Last week’s town hall meetings began an acknowledgement this area is not immune to systemic racism, with regional Chair Karen Redman noting there’s been significant citizen engagement in the process.
“The next step is we look at systemic racism – both inwardly at Waterloo Region, as an institution, as well as our partnerships in the community – and confront it where we find it,” she said, adding the region is looking to form a working group to deal with the issue. “There’ll be recommendations in the fall to talk about what a made-in-Waterloo-Region anti-racist secretariat might look like. We’ve certainly talked a lot to Toronto and to Ottawa. And there are some well-established organizations within municipalities. So, it’s the beginning of a very long journey.”
Colleen Sargeant James, the mediator for the conversations at the town hall sessions, said action is needed to address longstanding issues.
“Our community is not immune to racism. Anti-Black racism, anti-indigenous racism continue to plague our community, and many of us have experienced and faced this firsthand. We have seen recent examples of racism displayed throughout our community, both nationally and internationally.

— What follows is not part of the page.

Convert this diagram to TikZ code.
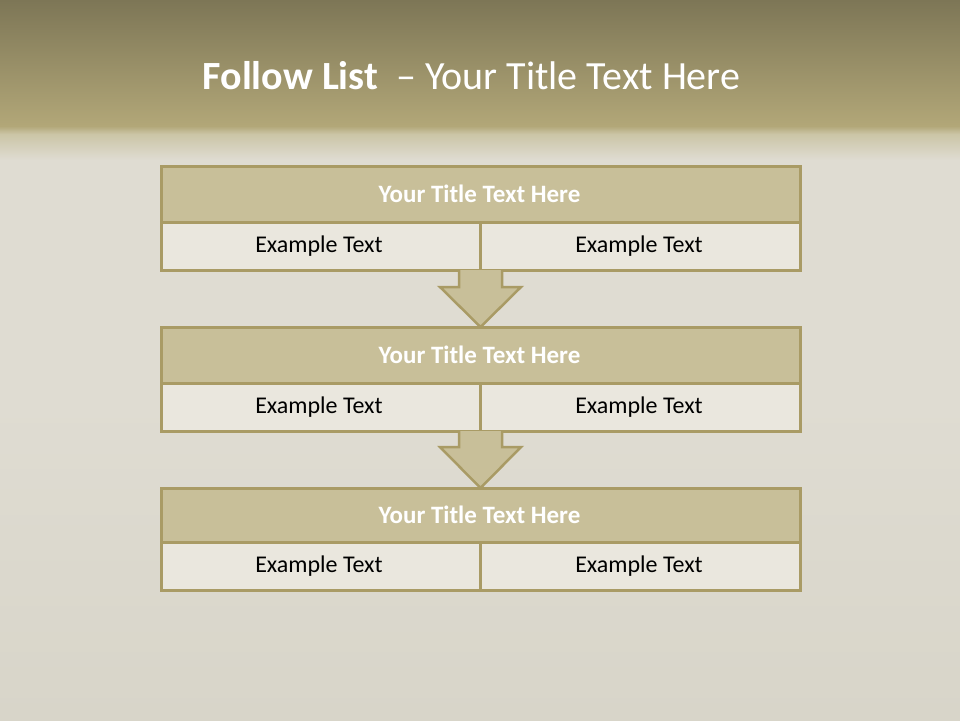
\documentclass[tikz,border=0pt]{standalone}
\usepackage{fontspec}
\setmainfont{Carlito}
\usetikzlibrary{positioning}
\definecolor{bandtop}{HTML}{7D7656}
\definecolor{bandbot}{HTML}{B2A778}
\definecolor{fadec}{HTML}{CBC5A6}
\definecolor{paper}{HTML}{DFDCD2}
\definecolor{paperlow}{HTML}{D8D5C9}
\definecolor{rim}{HTML}{A99B65}
\definecolor{headfill}{HTML}{C8BF99}
\definecolor{cellfill}{HTML}{EAE7DE}
\tikzset{
  headbox/.style={draw=rim, line width=3pt, fill=headfill},
  cellbox/.style={draw=rim, line width=3pt, fill=cellfill},
  headtext/.style={text=white, font=\bfseries\fontsize{25}{30}\selectfont},
  celltext/.style={text=black, font=\fontsize{24}{29}\selectfont},
  downarrow/.style={draw=rim, line width=2.5pt, fill=headfill, line join=miter},
}
\begin{document}
\begin{tikzpicture}[x=1pt,y=-1pt]
\useasboundingbox (0,0) rectangle (960,720);
% background
\fill[paper] (0,140) rectangle (960,720);
\shade[top color=paper, bottom color=paperlow] (0,400) rectangle (960,720);
\shade[top color=bandtop, bottom color=bandbot] (0,0) rectangle (960,126);
\shade[top color=bandbot, bottom color=fadec] (0,126) rectangle (960,134);
\shade[top color=fadec, bottom color=paper] (0,134) rectangle (960,160);
% title
\node (title) at (471.5,76) {\color{white}\fontsize{40}{48}\selectfont\textbf{Follow List}\ \ – Your Title Text Here};
% boxes
\foreach \i/\top/\mid/\bot in {1/166/222/270, 2/327/383/431, 3/488/542/590}{
  \path[headbox] (161,\top) rectangle (800,\mid);
  \node[headtext] (h\i) at (479.5,{(\top+\mid)/2}) {Your Title Text Here};
  \path[cellbox] (161,\mid) rectangle (480.5,\bot);
  \path[cellbox] (480.5,\mid) rectangle (800,\bot);
  \node[celltext] (l\i) at (319,{(\mid+\bot)/2}) {Example Text};
  \node[celltext] (r\i) at (639,{(\mid+\bot)/2}) {Example Text};
}
% arrows
\draw[downarrow] (459,270) -- (459,287) -- (440,287) -- (480.5,327) -- (521,287) -- (502,287) -- (502,270);
\draw[downarrow] (459,431) -- (459,447) -- (440,447) -- (480.5,488) -- (521,447) -- (502,447) -- (502,431);
\end{tikzpicture}
\end{document}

And our BIPOC (Black, Indigenous and people of colour) community is hurting.”
One of the first steps the region took was pausing the Waterloo Regional Police Services’ school resource officer (SRO) program, which saw an officer onsite at high schools, in response to a call made by the African, Caribbean and Black (ACB) Network of Waterloo Region.
Representatives from the school board at the town hall meetings noted racism exists in its facilities, adopting to shelve the SRO program in response to the community’s wishes.
Officials acknowledged racism is a problem in the region. While specific data kept by the police were not released, they encourage victims of hate crimes to call police immediately.
An overall approach to racism in the region will be part of the proposed new secretariat, which the region says would be “its own department within the region. Its focus would be on making recommendations to council regarding regional services and programs that can positively impact the BIPOC and other racialized communities.”